— EXTRACTED INFORMATION —
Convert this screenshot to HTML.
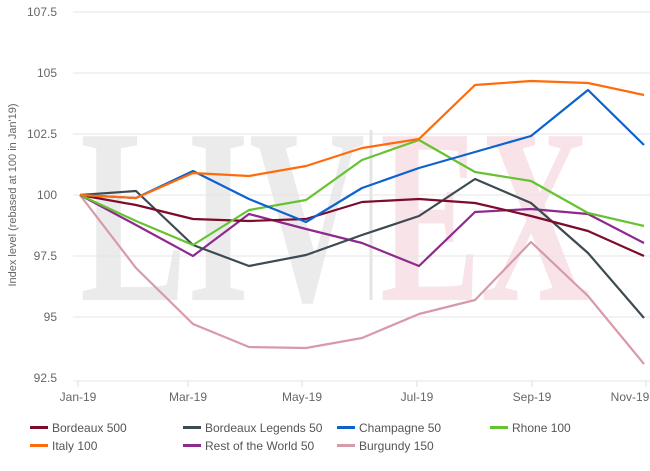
<!DOCTYPE html>
<html><head><meta charset="utf-8"><style>
body{margin:0;background:#fff}
svg{display:block;font-family:"Liberation Sans",sans-serif}
</style></head><body>
<svg width="650" height="471" viewBox="0 0 650 471">
<g font-family="Liberation Serif,serif" font-weight="bold" font-size="250">
<text x="80" y="300" fill="#ebebeb" textLength="285" lengthAdjust="spacingAndGlyphs">LIV</text>
<text x="380" y="300" fill="#f8e3e8" textLength="210" lengthAdjust="spacingAndGlyphs">EX</text>
</g>
<line x1="371" y1="130" x2="371" y2="300" stroke="#e4e4e4" stroke-width="3"/>
<g stroke="#e6e6e6" stroke-width="1">
<line x1="73" y1="12" x2="650" y2="12"/><line x1="73" y1="73" x2="650" y2="73"/>
<line x1="73" y1="134" x2="650" y2="134"/><line x1="73" y1="195" x2="650" y2="195"/>
<line x1="73" y1="256" x2="650" y2="256"/><line x1="73" y1="317" x2="650" y2="317"/>
<line x1="73" y1="381" x2="650" y2="381"/>
</g>
<g stroke="#ddd"><line x1="78" y1="381" x2="78" y2="387"/><line x1="188" y1="381" x2="188" y2="387"/><line x1="302" y1="381" x2="302" y2="387"/><line x1="417" y1="381" x2="417" y2="387"/><line x1="532" y1="381" x2="532" y2="387"/><line x1="646" y1="381" x2="646" y2="387"/></g>
<g fill="#666" font-size="12" text-anchor="end">
<text x="57" y="16">107.5</text><text x="57" y="77">105</text><text x="57" y="138">102.5</text><text x="57" y="199">100</text><text x="57" y="260">97.5</text><text x="57" y="321">95</text><text x="57" y="382">92.5</text>
</g>
<g fill="#666" font-size="12" text-anchor="middle">
<text x="78" y="401">Jan-19</text><text x="188" y="401">Mar-19</text><text x="302" y="401">May-19</text><text x="417" y="401">Jul-19</text><text x="532" y="401">Sep-19</text><text x="630" y="401">Nov-19</text>
</g>
<text transform="translate(16,195) rotate(-90)" text-anchor="middle" font-size="11" fill="#666">Index level (rebased at 100 in Jan'19)</text>
<g fill="none" stroke-width="2.2" stroke-linejoin="round">
<polyline stroke="#d89aa8" points="80,195 136,268 193,324 249,347 306,348 362,338 419,314 475,300 531,242 588,296 644,364"/>
<polyline stroke="#8e2a8e" points="80,195 136,225 193,256 249,214 306,229 362,243 419,266 475,212 531,209 588,214 644,243"/>
<polyline stroke="#3d4a52" points="80,195 136,191 193,245 249,266 306,255 362,235 419,216 475,179 531,203 588,253 644,318"/>
<polyline stroke="#7b0c2a" points="80,195 136,205 193,219 249,221 306,219 362,202 419,199 475,203 531,216 588,231 644,256"/>
<polyline stroke="#66c32f" points="80,195 136,221 193,245 249,210 306,200 362,160 419,140 475,172 531,181 588,213 644,226"/>
<polyline stroke="#0b62d0" points="80,195 136,198 193,171 249,199 306,222 362,188 419,168 475,152 531,136 588,90 644,145"/>
<polyline stroke="#ff6b0a" points="80,195 136,198 193,173 249,176 306,166 362,148 419,139 475,85 531,81 588,83 644,95"/>
</g>
<g font-size="12" fill="#555">
<rect x="30" y="426" width="18" height="3" fill="#7b0c2a"/><text x="52" y="432">Bordeaux 500</text>
<rect x="183" y="426" width="18" height="3" fill="#3d4a52"/><text x="205" y="432">Bordeaux Legends 50</text>
<rect x="337" y="426" width="18" height="3" fill="#0b62d0"/><text x="359" y="432">Champagne 50</text>
<rect x="490" y="426" width="18" height="3" fill="#66c32f"/><text x="512" y="432">Rhone 100</text>
<rect x="30" y="444" width="18" height="3" fill="#ff6b0a"/><text x="52" y="450">Italy 100</text>
<rect x="183" y="444" width="18" height="3" fill="#8e2a8e"/><text x="205" y="450">Rest of the World 50</text>
<rect x="337" y="444" width="18" height="3" fill="#d89aa8"/><text x="359" y="450">Burgundy 150</text>
</g>
</svg>
</body></html>
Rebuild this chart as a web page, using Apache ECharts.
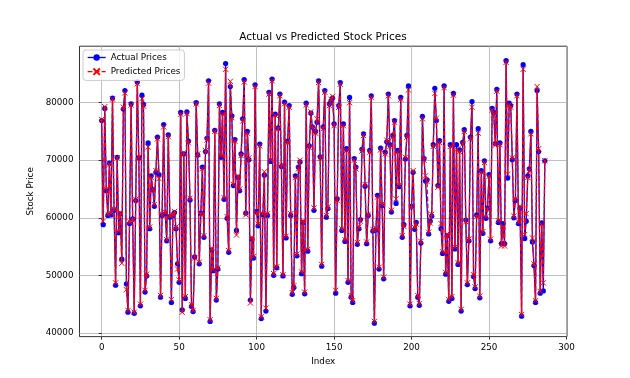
<!DOCTYPE html>
<html><head><meta charset="utf-8">
<style>html,body{margin:0;padding:0;background:#fff}#c{width:630px;height:378px}</style>
<script src="https://cdn.jsdelivr.net/npm/echarts@6/dist/echarts.min.js"></script>
</head><body><div id="c"></div>
<script>
const xTicks = [0, 50, 100, 150, 200, 250, 300];
const yTicks = [40000, 50000, 60000, 70000, 80000];
const actualPrices = [
76900,58800,79000,64700,60400,69500,60500,80800,61300,48300,
70500,57400,60700,52800,78900,82100,48500,43600,59000,79800,
59800,43400,63000,83600,70400,44700,81300,79700,47100,49900,
73000,58100,67300,64900,62000,67900,74000,67500,46200,60400,
76200,60700,56000,74400,60100,45300,60400,60900,58100,52000,
48800,78300,44000,71100,46000,78400,73300,63100,44600,43700,
53200,80000,70900,52000,60800,68800,56600,71500,73800,83800,
42000,54400,50800,75200,45700,51100,79800,70500,78300,63200,
86800,59900,54000,82800,77700,65600,73600,57800,67000,64700,
71100,77200,84000,60800,75000,70100,45700,56300,53000,83100,
61100,58600,72800,42500,60500,67400,43800,60400,81800,69800,
84100,50000,78000,51300,75600,81500,68900,49900,80100,56500,
73300,79500,60400,46700,47900,67300,53400,68800,69700,50300,
59200,46800,79900,54200,72500,78200,75800,61300,75000,76600,
83800,70600,51600,75800,82100,60100,61600,79800,80300,80800,
76300,46900,63300,79500,83500,57800,76300,55900,72000,48800,
80900,46200,45300,70300,68800,55400,58100,59700,71900,74600,
65500,55500,60400,71700,81200,57700,41700,57900,63900,51100,
72100,62100,49400,71400,73200,81500,72700,61000,74300,76900,
62500,71700,65400,80900,56600,58800,70200,74300,82900,44700,
62000,67900,58000,59200,46200,44800,55600,77600,70300,66400,
66600,57200,59400,60300,72700,82500,76900,65600,73400,58100,
53800,82900,50200,56900,45500,72700,46000,81600,54600,72700,
51900,71800,43800,73100,75300,59600,48400,56000,74000,80200,
49800,47700,60500,75500,46100,68200,57300,69900,59900,61700,
67500,56000,79000,78300,72900,82300,59200,73000,55500,59000,
55500,87300,66900,79900,79500,70100,60000,63000,81500,59000,
61700,42900,86600,56400,59400,67300,68500,75000,55800,51700,
45300,82100,71500,46900,59100,47300,69900];
const predictedPrices = [
77100,59400,79300,65000,60600,69300,60800,80600,61500,48700,
70400,57700,60900,52100,79200,81700,47500,43900,59300,79600,
59600,43600,63200,83300,70500,45000,80700,79400,47400,50200,
72300,58400,67000,65100,62300,68200,73700,66800,46500,60600,
75800,61000,56200,74100,60300,45800,60600,61100,58400,51100,
49200,78000,43600,71300,46300,78100,73000,63400,44900,43900,
53000,79800,71100,52300,60600,68500,56900,71700,73500,83400,
42300,54700,51000,75000,46000,51300,79500,70800,78000,63500,
85800,60200,54300,83700,77400,65800,73300,57000,67300,65000,
70800,76800,83600,60500,74700,70400,45200,56600,53300,82800,
60800,58900,72500,42800,60700,68000,44300,60700,81500,70100,
83800,50300,77800,51500,75400,81200,69200,50100,79800,56800,
73000,79200,60700,47000,48200,67000,53700,68500,70000,50600,
59500,47100,79600,54500,72200,78400,75500,61700,74700,77200,
83500,70300,51900,75500,81800,60400,61900,79500,80600,81100,
76000,47400,63000,79200,83200,58100,76000,56200,71700,49100,
80000,46500,45600,70000,68500,55700,58400,59400,71600,74300,
65800,55800,60600,71400,80900,58000,42000,58200,63600,51400,
71800,62400,49700,71100,73500,81200,72400,61300,74000,76600,
63300,71400,65700,80600,56900,58500,70500,74000,82200,45000,
61700,68200,58300,58900,46500,45100,55900,77200,70000,67300,
66300,57500,59100,60600,72400,81600,77300,65300,73100,59000,
54100,82600,50500,57200,45800,72400,46300,81300,54900,71900,
52200,71500,44100,72800,75000,59300,48700,56300,73700,79200,
50100,48000,60200,74700,46400,67900,57600,69600,60200,61400,
67200,56300,78700,77900,72600,82000,59500,72700,55100,58500,
55100,87000,67600,79600,79200,70400,60300,63300,81200,59300,
62000,43200,85800,57100,60700,67000,68200,74600,56500,52000,
45600,82800,72000,47200,58800,48700,69900];

const chart = echarts.init(document.getElementById('c'), null, {renderer:'canvas'});
const FF = '"DejaVu Sans"';
const toPairs = a => a.map((v,i)=>[i,v]);
const CROSS = 'path://M0 0L10 10M10 0L0 10';
chart.setOption({
  animation:false,
  backgroundColor:'#fff',
  title:{text:'Actual vs Predicted Stock Prices',left:323,top:32,textAlign:'center',padding:0,
    textStyle:{fontFamily:FF,fontSize:10.5,fontWeight:'normal',color:'#000'}},
  legend:{left:83,top:50,orient:'vertical',padding:[3,4,3,4],itemGap:4,itemWidth:18,itemHeight:8,
    backgroundColor:'rgba(255,255,255,0.8)',borderColor:'#ccc',borderWidth:1,borderRadius:3,
    lineStyle:{width:1.3},
    textStyle:{fontFamily:FF,fontSize:8.75,color:'#000'},
    data:['Actual Prices','Predicted Prices']},
  grid:{left:79.5,top:46.2,width:487.5,height:290.4,show:true,borderColor:'#000',borderWidth:0.8,containLabel:false},
  xAxis:{type:'value',min:-14.3,max:300.3,
    name:'Index',nameLocation:'middle',nameGap:14,
    nameTextStyle:{fontFamily:FF,fontSize:8.75,color:'#000'},
    axisLine:{show:false},
    axisTick:{show:true,length:3,lineStyle:{color:'#000',width:0.8},customValues:xTicks},
    axisLabel:{fontFamily:FF,fontSize:8.75,color:'#000',margin:7,customValues:xTicks,formatter:v=>String(v)},
    splitLine:{show:true,lineStyle:{color:'#b0b0b0',width:0.8}}},
  yAxis:{type:'value',min:39360,max:89810,
    name:'Stock Price',nameLocation:'middle',nameGap:34,
    nameTextStyle:{fontFamily:FF,fontSize:8.75,color:'#000'},
    axisLine:{show:false},
    axisTick:{show:true,length:3,lineStyle:{color:'#000',width:0.8},customValues:yTicks},
    axisLabel:{fontFamily:FF,fontSize:8.75,color:'#000',margin:6,customValues:yTicks,formatter:v=>String(v)},
    splitLine:{show:true,lineStyle:{color:'#b0b0b0',width:0.8}}},
  series:[
    {name:'Actual Prices',type:'line',z:3,data:toPairs(actualPrices),symbol:'circle',symbolSize:5.25,showAllSymbol:true,
      lineStyle:{color:'#0000ff',width:1.3},itemStyle:{color:'#0000ff'}},
    {name:'Predicted Prices',type:'line',z:4,data:toPairs(predictedPrices),symbol:CROSS,symbolSize:5.25,showAllSymbol:true,
      lineStyle:{color:'#ff0000',width:1.3,type:[4.9,2.1]},
      itemStyle:{color:'none',borderColor:'#ff0000',borderWidth:1}}
  ]
});
</script></body></html>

— WHAT TO PRODUCE —
Report the number of lines in the listing above that include the word "this", and nothing else.

— FINAL ANSWER —
2